The Growing Disconnect Between Adults and Teens
A few months ago, an adult told me that if teenagers just “put their phones down,” most of our mental health problems would disappear. The comment wasn’t meant to be cruel — it was meant to be helpful. But it revealed a gap that keeps growing wider: adults are talking about teen social media use as if it’s a bad habit to break, while teens experience it as the infrastructure of our social lives.
Up to 95% of U.S. teens ages 13 to 17 report using at least one social media platform, and more than one-third say they are online “almost constantly.” Yet, many adults still view social media as optional entertainment — something teens could simply walk away from if they tried harder.
That misunderstanding shapes how parents, schools, and lawmakers respond. And it’s why so many well-intentioned efforts to “fix” teen social media use keep missing the point.
How Teens Actually View Social Media
For adults, social media often looks like a distraction: endless scrolling, shallow interactions, a source of comparison and insecurity. For teens, it’s where friendships are maintained, identities are explored, activism is organized, and emotional language is learned. It’s where plans are made, support is exchanged, and community is found — especially for teens who feel isolated in their offline lives.
In other words, social media isn’t just content. It’s context.
Teens Understand the Risks But Lack the Support
Teens are not blind to the risks of social platforms. We feel the pressure of algorithms that reward perfection. We know harassment and exclusion exist. We understand how comparison can quietly affect self-worth. But adults often assume teens are unaware or naïve, when in reality, many of us are navigating these challenges with far less guidance than we need.
The data reflects this disconnect. Parents are nearly twice as likely as teens to blame social media as the primary cause of teen mental health struggles, while many teens describe its impact as neutral — or even positive — in their own lives. That gap matters because when adults misunderstand the role social media plays, their solutions tend to focus on control rather than support.
Screen-time limits, blanket bans, and monitoring without conversation don’t teach teens how to make healthier choices online. They teach us how to hide. When help automatically comes with punishment, teens learn to handle online problems alone — including harassment, unhealthy comparison, or exposure to harmful content.
An Effective Approach for Parents (Coming From a Teen)
This is where parents have an opportunity to do something more effective.
For parents reading this, the most helpful response isn’t to eliminate social media from your child’s life but to understand how it functions. Ask what your teen is seeing online, not just how long they’re there. Ask which accounts make them feel supported, and which make them feel worse. Talk openly about algorithms and pressure so teens can recognize that these forces are structural — not personal failures.

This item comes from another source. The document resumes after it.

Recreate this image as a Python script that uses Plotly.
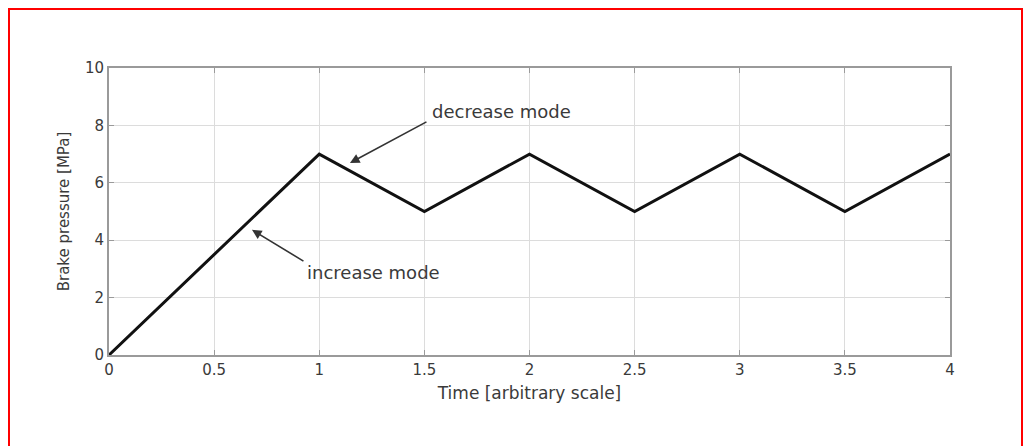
import plotly.graph_objects as go

# Data
time = [0, 1, 1.5, 2, 2.5, 3, 3.5, 4]
pressure = [0, 7, 5, 7, 5, 7, 5, 7]
x_ticks = [0, 0.5, 1, 1.5, 2, 2.5, 3, 3.5, 4]
x_tick_labels = ["0", "0.5", "1", "1.5", "2", "2.5", "3", "3.5", "4"]
y_ticks = [0, 2, 4, 6, 8, 10]
y_tick_labels = ["0", "2", "4", "6", "8", "10"]

FONT = "DejaVu Sans"
TXT = "#3a3a3a"
AX = "#9a9a9a"

fig = go.Figure()
fig.add_trace(go.Scatter(x=time, y=pressure, mode="lines",
                         line=dict(color="#111111", width=3), showlegend=False,
                         hoverinfo="skip"))

axis_common = dict(showgrid=True, gridcolor="#dcdcdc", gridwidth=1,
                   showline=True, linecolor=AX, linewidth=2, mirror="allticks",
                   ticks="inside", ticklen=5, tickcolor=AX, tickwidth=1,
                   zeroline=False, tickfont=dict(family=FONT, size=15, color=TXT))

fig.update_xaxes(range=[0, 4], tickvals=x_ticks, ticktext=x_tick_labels,
                 title=dict(text="Time [arbitrary scale]", font=dict(family=FONT, size=17, color=TXT), standoff=9),
                 **axis_common)
fig.update_yaxes(range=[0, 10], tickvals=y_ticks, ticktext=y_tick_labels,
                 title=dict(text="Brake pressure [MPa]", font=dict(family=FONT, size=15, color=TXT), standoff=12),
                 **axis_common)

# Arrows
fig.add_annotation(x=1.146, y=6.69, ax=1.517, ay=8.15, axref="x", ayref="y",
                   xref="x", yref="y", text="", showarrow=True,
                   arrowhead=2, arrowsize=1.2, arrowwidth=1.6, arrowcolor="#333333")
fig.add_annotation(x=0.68, y=4.36, ax=0.932, ay=3.24, axref="x", ayref="y",
                   xref="x", yref="y", text="", showarrow=True,
                   arrowhead=2, arrowsize=1.2, arrowwidth=1.6, arrowcolor="#333333")
# Labels
fig.add_annotation(x=1.527, y=8.5, xref="x", yref="y", text="decrease mode",
                   showarrow=False, xanchor="left", yanchor="middle",
                   font=dict(family=FONT, size=18, color=TXT))
fig.add_annotation(x=0.932, y=2.89, xref="x", yref="y", text="increase mode",
                   showarrow=False, xanchor="left", yanchor="middle",
                   font=dict(family=FONT, size=18, color=TXT))

# Red frame
L, R, T, B = 109, 73, 68, 91
W, H = 1023, 446
pw, ph = W - L - R, H - T - B
base = H - B
fig.add_shape(type="rect", xref="paper", yref="paper",
              x0=(9 - L) / pw, x1=(1022 - L) / pw,
              y0=(base - 470) / ph, y1=(base - 9) / ph,
              line=dict(color="red", width=2), fillcolor="rgba(0,0,0,0)", layer="above")

fig.update_layout(width=W, height=H, margin=dict(l=L, r=R, t=T, b=B),
                  plot_bgcolor="white", paper_bgcolor="white", showlegend=False)

fig.write_html("out.html")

Just as importantly, make it clear that honesty won’t be punished. Many teens stay silent about online experiences not because they don’t trust adults but because they fear that asking for help will mean losing access altogether. Support works best when it feels safe.
Parents don’t need to be experts on every platform or trend. What teens need are adults who are curious rather than fearful, present rather than reactive, and willing to listen before intervening. Healthy digital habits are learned through trust, conversation, and example — not just rules.
How We Close the Gap
Social media isn’t going away. It will continue to shape how this generation communicates, organizes, and understands itself. Adults can either keep fighting a version of adolescence that no longer exists, or help teens build the skills to live well in the one they actually inhabit.
If parents want to support teens online, the first step isn’t confiscating phones or saying “just log off.” It’s closing the understanding gap — and meeting teens where they already are.